Die Lokalkammer Düsseldorf verdeutlicht mit ihrer Entscheidung UPC_CFI_11/2024 vom 8. Mai 2025 die Möglichkeit und die Voraussetzungen die Validität des Patents durch Einführung von neuem Stand der Technik erst mit der Replik des Beklagten zur Nichtigkeitswiderklage anzugreifen. Somit hat das Gericht die Möglichkeit einer Klageerweiterung und ihrer Zulassung gemäß Regel 263 EPGVerfO veranschaulicht.

Laut Regel 263 Abs. 1 EPGVerfO kann eine Partei zu jedem Zeitpunkt des Verfahrens beim Gericht die Zulassung einer Klageänderung oder Klageerweiterung, einschließlich einer Nichtigkeitswiderklage, beantragen. In dem Antrag ist zu begründen, weshalb die Änderung oder Ergänzung nicht schon in dem ursprünglichen Schriftsatz enthalten war. Die Zulassung wird vom Gericht abgelehnt, wenn die Partei, welche die Änderung beantragt, nicht das Gericht davon überzeugen kann, dass

(a) die in Rede stehende Änderung bei gebotener Sorgfalt nicht früher vorgenommen werden konnte und

(b) die Änderung die andere Partei in ihrer Verfahrensführung nicht unangemessen behindert (Regel 263 Abs. 2 lit. a, b EPGVerfO).

Diese beiden Bedingungen müssen unabhängig voneinander erfüllt sein. Die Beweislast dafür obliegt dem Antragsteller.

Im vorliegenden Fall argumentierte die Lokalkammer Düsseldorf in ihrer Entscheidung, dass, wenn der Beklagte neuen Stand der Technik mit seiner Replik zur Nichtigkeitswiderklage (Regel 29 d EPGVerfO) in das Verfahren einführt, mit dem er das Fehlen der Neuheit und / oder der erfinderischen Tätigkeit begründet, es sich um eine Erweiterung der Nichtigkeitswiderklage im Sinne von Regel 263 EPGVerfO handelt. Die Zulassung dieses weiteren Standes der Technik komme daher nur in Betracht, wenn der Beklagte das Gericht davon überzeugen könne, dass die in Rede stehenden Schriften nicht bereits mit der Nichtigkeitswiderklage vorgelegt werden konnten und wenn die Zulassung weiterer Schriften den Kläger nicht unangemessen in seiner Verfahrensführung beeinträchtige.

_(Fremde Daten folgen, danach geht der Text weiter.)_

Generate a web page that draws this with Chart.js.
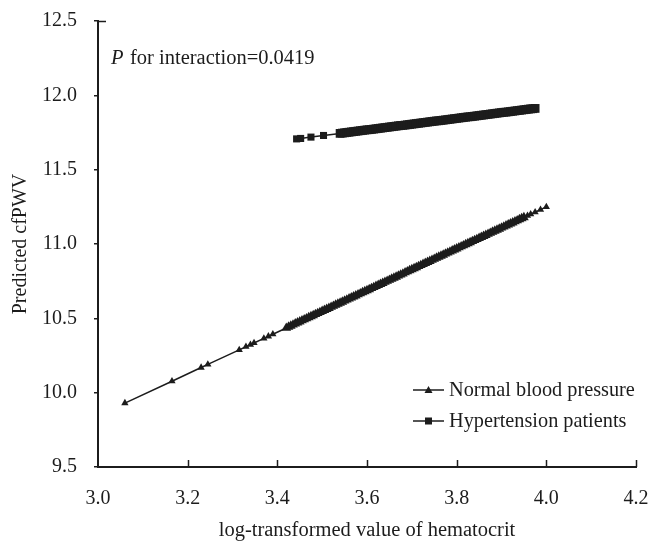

Vergleichbares gelte, so das Gericht, wenn bereits mit der Nichtigkeitswiderklage vorgelegter Stand der Technik erstmals in der Replik zur Nichtigkeitswiderklage für einen neuen Angriff auf die Neuheit und / oder die erfinderische Tätigkeit herangezogen werde. Auch dann müsse der Beklagte das Gericht davon überzeugen, dass es ihm bei gebotener Sorgfalt nicht möglich gewesen sei, den erstmals in der Replik zur Nichtigkeitswiderklage enthaltenen (weiteren) Angriff auf die Neuheit und / oder die erfinderische Tätigkeit bereits in die Nichtigkeitswiderklage aufzunehmen und dass die Zulassung dieses weiteren Angriffs auf die Neuheit und / oder erfinderische Tätigkeit nicht zu einer unangemessenen Benachteiligung des Klägers in der Wahrnehmung seiner Rechte führe.

In diesem Zusammenhang betont das Gericht, dass das Verfahren vor dem UPC „front-loaded“ ausgestaltet ist. Daher seien die Nichtigkeitsgründe bereits in der Nichtigkeitswiderklage geltend zu machen. Auch seien die Dokumente, auf welche sich der Beklagte zur Begründung der Nichtigkeitswiderklage stütze, mit der Nichtigkeitswiderklage vorzulegen (gemäß Regel 25 Abs. 1 lit. b, c und d EPGVerfO). Unter Berücksichtigung der in der Verfahrensordnung für den Regelfall vorgesehenen Abfolge von Schriftsätzen sowie dem damit verbundenen strengen Fristenregime könne nur so gewährleistet werden, dass der Kläger in seiner Verfahrensführung nicht unangemessen benachteiligt werde.

Das Gericht konkretisiert mit dieser Entscheidung die Gründe für die Präklusion eines neuen Angriffs auf die Validität des Patents, wenn dieser erst mit der Replik zur Nichtigkeitswiderklage erhoben wird. Ähnliches wird für Verteidigungsmittel zu erwarten sein.

Das ist von großer Bedeutung sowohl für die Entwicklung einer effektiven Verteidigungsstrategie seitens des Beklagten als auch für die Gewährleistung der Rechte des Klägers.